Germ Cell Tumors

What are germ cell tumors?

Germ cell tumors are masses of tissue formed by immature cells that normally would have developed into mature eggs (in a female) or sperm (in a male). Ninety percent of germ cell tumors are gonadal, which means they begin in the reproductive cells of the testes (testicular tumors) or ovaries (ovarian tumors). Germ cell tumors that appear in other parts of the body — including the abdomen, chest, neck, head and brain (the areas where the cells migrate within a developing embryo) — are called extragonadal germ cell tumors.

Although these tumors are rare in children under age 15, they are the most common solid tumors in adolescents, accounting for 14 percent of all cancers among those 15-19 years old. Germ cell tumors of the brain are a type of extragonadal germ cell tumor but are treated differently than germ cell tumors in other parts of the body. This page is focused on extracranial (outside of the brain) germ cell tumors.
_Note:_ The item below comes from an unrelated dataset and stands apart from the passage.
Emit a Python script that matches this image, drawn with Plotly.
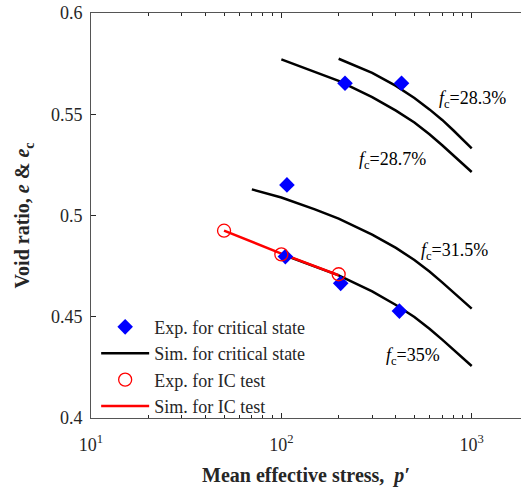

How we care for germ cell tumors 

Children with germ cell tumors are treated at Dana-Farber/Boston Children's Cancer and Blood Disorders Center through our Solid Tumor Center. Our specialists have extensive expertise in treating even the rarest of pediatric tumors, including germ cell tumors. Our solid tumor treatment team includes medical oncologists, surgical oncologists, radiation oncologists, and pediatric subspecialists who have unique expertise in treating germ cell tumors.

Our areas of research for germ cell tumors

Various research studies are underway to help build our understanding of how treatment types and dosages can be modified according to the tumor sub-type, stage, location on the body and the age and gender of the child to provide the best possible outcome. Due to the rarity of germ cell tumors in children, however, statistically meaningful data with multivariate analysis is difficult to achieve. To address that, the Malignant Germ Cell International Collaborative (MaGIC) was formed. This consortium, led by A. Lindsay Frazier, MD, a pediatric oncologist at Dana-Farber/Boston Children’s, is a collaboration of the world’s experts in germ cell tumors, including pediatric, gynecologic and genito-urinary oncologists.

For many children with rare or hard-to-treat conditions, such as germ cell tumors, clinical trials — research studies evaluating new treatment approaches — provide new options. Participation in any clinical trial is completely voluntary. We will take care to fully explain all elements of the treatment plan prior to the start of the trial, and you may remove your child from the medical study at any time.